"It was a case of too wet in Argentina and too dry in Brazil," said David Streit, founder and COO of Commodity Weather Group, a forecasting service in Washington.
The adverse weather in South America, coupled with heavy fund buying, has lifted U.S. corn and soy-related futures in the past month. At the same time, the dollar has weakened since the end of March, making U.S. ag exports more competitive again.
"It's been a gift to the U.S. farmer," said Farha Aslam, a New York-based food analyst at wealth management firm Stephens. She noted strong corn exports out of the U.S. over the last two weeks. That's a reversal from the first quarter, when there was weak U.S. export activity for corn and soybeans.
The El Nino weather phenomenon is to blame for some of the problems in South America.
In Argentina, early April rains interrupted the soybean harvest and flooded nearly a third of soy farms. The northeast region of the country had 8 to 20 inches of rain from El Nino-related storms, and experts believe the damage is irreversible this season. Argentina's soybean crop — the world's third largest — is projected to be down at least 5 percent from a year ago and maybe more.
In Brazil, there were 40 to 50 days of dry and sometimes hot weather conditions during a critical time when the so-called safrinha crop (or second-season corn) was coming into the pollination stage. Commodity Weather Group estimates Brazil probably lost as much as 10 percent of the crop yield potential due to the arid conditions.
Brazil, the main soybean and corn competitor to the United States, exported so much of the corn crop that its livestock producers were short corn. Brazil is now having to import corn, and overseas buyers originally looking to get Brazil's corn will likely need to turn to U.S. supplies.
"Farmers are looking at this as an opportunity for the most part, and they should."
July corn futures have climbed more than 9 percent in the past month. On Monday, the most active corn futures contract ended up slightly to close at $3.9175 per bushel; the commodity is about 9 percent higher over the last month.
That bump is welcome relief for American farmers struggling with low prices that have kept them below break-even levels for some time.
"Farmers are looking at this as an opportunity for the most part, and they should," said Sterling Liddell, an economist at Rabo AgriFinance in St. Louis. "There is quite a bit of selling against this — both old crop that was produced last fall, and also the new crop that's just going into the ground right now, is being presold."

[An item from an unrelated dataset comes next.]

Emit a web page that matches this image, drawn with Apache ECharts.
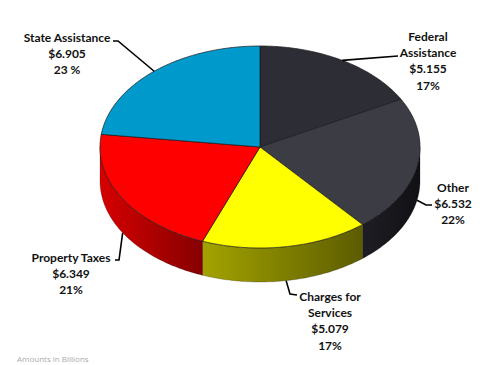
<!DOCTYPE html>
<html>
<head>
<meta charset="utf-8">
<script src="https://cdn.jsdelivr.net/npm/echarts@6/dist/echarts.min.js"></script>
<style>html,body{margin:0;padding:0;background:#fff;}#c{width:500px;height:365px;}</style>
</head>
<body>
<div id="c"></div>
<script>
// ---- data ----
var categories = ['Federal Assistance', 'Other', 'Charges for Services', 'Property Taxes', 'State Assistance'];
var amounts = [5.155, 6.532, 5.079, 6.349, 6.905];
var percentLabels = ['17%', '22%', '17%', '21%', '23 %'];
var labelLines = [
  ['Federal', 'Assistance', '$5.155', '17%'],
  ['Other', '$6.532', '22%'],
  ['Charges for', 'Services', '$5.079', '17%'],
  ['Property Taxes', '$6.349', '21%'],
  ['State Assistance', '$6.905', '23 %']
];

// ---- styling / layout ----
var topColors = ['#2d2d36', '#3c3c45', '#ffff00', '#ff0000', '#0099cc'];
var sideColors = [['#1a1a20', '#111115'], ['#1d1d23', '#111115'], ['#a3a300', '#5c5c00'], ['#d60000', '#860000'], ['#0080aa', '#005577']];
var geo = { cx: 260, cy: 147, rx: 160, ry: 101, depth: 34 };
// label text center x, top y, and leader path (elbow points after the anchor)
var labelLayout = [
  { x: 428, y: 28, path: [[398, 56]] },
  { x: 453, y: 179, path: [[426, 205], [432, 205]] },
  { x: 330, y: 288, path: [[290, 294], [297, 295]] },
  { x: 71, y: 249, path: [[119, 260], [115, 260]] },
  { x: 67, y: 29, path: [[118, 41], [113, 41]] }
];
var FONT = 'bold 12px Lato, "Open Sans", sans-serif';

var total = amounts.reduce(function (a, b) { return a + b; }, 0);
var starts = [], acc = 0;
amounts.forEach(function (v) { starts.push(acc / total * 360); acc += v; });

function pt(deg, dy) {
  var r = deg * Math.PI / 180;
  return [geo.cx + geo.rx * Math.sin(r), geo.cy - geo.ry * Math.cos(r) + (dy || 0)];
}
function arc(a, b, dy) {
  var pts = [], n = Math.max(2, Math.ceil(Math.abs(b - a)));
  for (var i = 0; i <= n; i++) pts.push(pt(a + (b - a) * i / n, dy));
  return pts;
}

var chart = echarts.init(document.getElementById('c'), null, { renderer: 'svg' });
var data = amounts.map(function (v, i) { return { name: categories[i], value: v }; });

chart.setOption({
  animation: false,
  series: [
    {
      type: 'custom',
      coordinateSystem: 'none',
      z: 1,
      data: data,
      renderItem: function (params, api) {
        var i = params.dataIndex;
        var a = starts[i], b = a + api.value(0) / total * 360;
        var lo = Math.max(a, 90), hi = Math.min(b, 270);
        if (hi <= lo) return { type: 'group', children: [] };
        var top = arc(lo, hi, 0), bottom = arc(hi, lo, geo.depth);
        var x0 = pt(lo)[0], x1 = pt(hi)[0];
        return {
          type: 'polygon',
          shape: { points: top.concat(bottom) },
          style: {
            fill: new echarts.graphic.LinearGradient(Math.min(x0, x1), 0, Math.max(x0, x1), 0, [
              { offset: 0, color: sideColors[i][0] }, { offset: 1, color: sideColors[i][1] }
            ], true),
            stroke: 'rgba(0,0,0,0.35)', lineWidth: 0.6
          }
        };
      }
    },
    {
      type: 'custom',
      coordinateSystem: 'none',
      z: 2,
      data: data,
      renderItem: function (params, api) {
        var i = params.dataIndex;
        var a = starts[i], b = a + api.value(0) / total * 360;
        var pts = [[geo.cx, geo.cy]].concat(arc(a, b, 0));
        var mid = (a + b) / 2;
        var onFront = mid > 90 && mid < 270;
        var anchor = pt(mid, onFront ? geo.depth : 0);
        var L = labelLayout[i];
        return {
          type: 'group',
          children: [
            { type: 'polygon', shape: { points: pts }, style: { fill: topColors[i], stroke: '#1a1a1a', lineWidth: 0.7 } },
            { type: 'polyline', shape: { points: [anchor].concat(L.path) }, style: { fill: null, stroke: '#000', lineWidth: 1.6 } },
            { type: 'text', x: L.x, y: L.y, style: { text: labelLines[i].join('\n'), font: FONT, fill: '#111', align: 'center', verticalAlign: 'top', lineHeight: 16.3 } }
          ]
        };
      }
    }
  ],
  graphic: [
    { type: 'text', left: 17, top: 354, style: { text: 'Amounts in Billions', font: '8px "Open Sans", sans-serif', fill: '#aaa' } }
  ]
});
</script>
</body>
</html>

As for soybean futures, prices are up about 13 percent in the past month and 20 percent in the last two months. On Monday, the July soybean contract ended up 1.4 percent at $10.4375 a bushel. Also, July soy meal futures jumped nearly 4 percent Monday to $347 per ton. Soy meal, helped by strong export demand, has soared 26 percent in the past month.
Both corn and soybeans may be close to the end of their runs, however.
"The soybean rally and corn rally is probably in the ninth inning or pretty much getting close to it," said James Cordier, a commodities trader in Tampa, Florida. "The only thing that would cause a higher leg up in soybeans and corn would be if we have weather concerns here in the United States. And so far we don't."
Last week, the U.S. Department of Agriculture's weekly export sales report showed corn export sales for the 2015/2016 marketing year stood at 2.16 million metric tons, a marketing year high and a jump of 80 percent from the previous week.
The USDA is scheduled to release its updated weekly ag export data Thursday, while also providing a separate monthly ag trade update. Aslam said the market is uncertain whether the U.S. government data will fully factor events in South America into the latest report.
"Ag export reports are becoming critical factors in driving the market right now, because it's become such an important part of the grain story," said Aslam. "I would say two months ago they were just much more of a nonevent."